I cannot explain love that is a mix of admiration, adoration and astonishment. Neither can I talk of knowing as a supplement of love since I have never met Ray Bradbury. He’s old and going blind but he has an incredible spirit which I feel inclined to tell you about since it rouses me sometimes. In the murky depths of sleep I am sometimes summoned awake by the Foghorn. Its sound is so piercing that I’m often left staring at the ceiling for many hours until dawn decides it’s time to work. Who knows why this happens? Perhaps there was something in the writing or in the stories themselves that made me more human–more attuned to the rhythms of daily life and more in touch with my own voice. It was Bradbury who taught me presence in a way most gurus could not. He introduced color and texture into my life after he had taken notes from his own life and drawn them out in pages and pages of fantastic stories. His experiences were not unlike ours. In fact, he might have lived a slightly more boring life compared to explorers or vagabonds out there who make adventure a lifestyle and yet, I am more taken by his words than by theirs. He is lightning personified–a quiet presence deeply felt and while seemingly clouded by the thunderous response to his writing which cast him up as a famous writer, he is still very much the light more than the roaring sound.

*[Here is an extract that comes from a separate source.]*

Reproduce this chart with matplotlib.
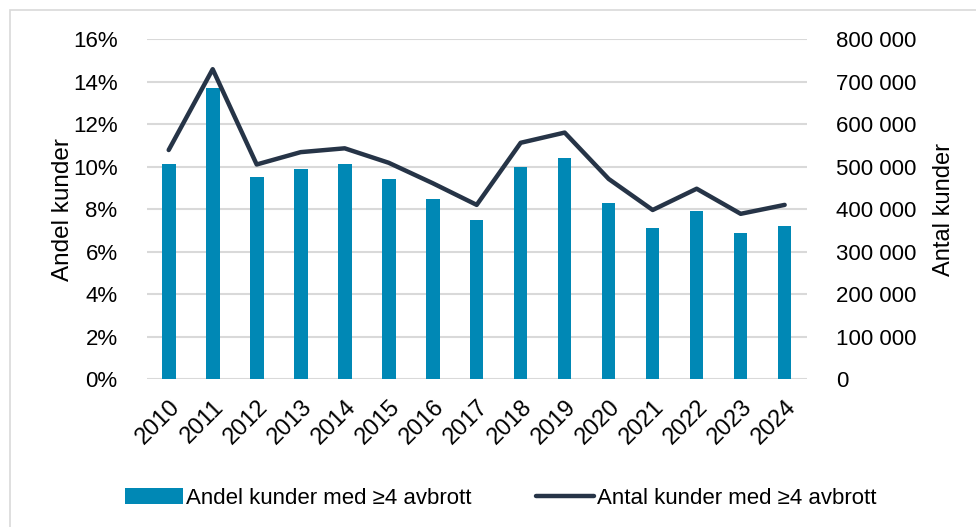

In most cases the people I look up to let me down which is why I am careful about keeping idols and following mentors. Only few have proven themselves worthy of the title and there is nothing more painful than looking upon someone with deep respect and admiration only to have them reveal that it is all an act–a tedious script involving smoke and mirrors that reveal nothing of a person’s truth. I am afraid of this because I also know how powerful great teachers can be at influencing my own actions. The deeper the reverence the more difficult it is to be objective and as in love, I’ve fallen for these idols so many times that the altar on which I’ve placed them has been chipped and broken in many places.
Yet, careful as I might be with mentors, some just happen to etch a deep inexplicable yearning in me…it’s midnight in the city and I’m awake thinking about an old man who resides way past the tropics and is being wizened by age but who refuses to give in because he knows (he’s always known!) that to live is forever and forever is a long time. I don’t know if he gets lonely, he probably does. I just hope somehow that my longing and my deep affection for him might warm his nights and ease his pain.
I also have to write this all down every now and then because I know that when life does cease in him, a big part of me will die.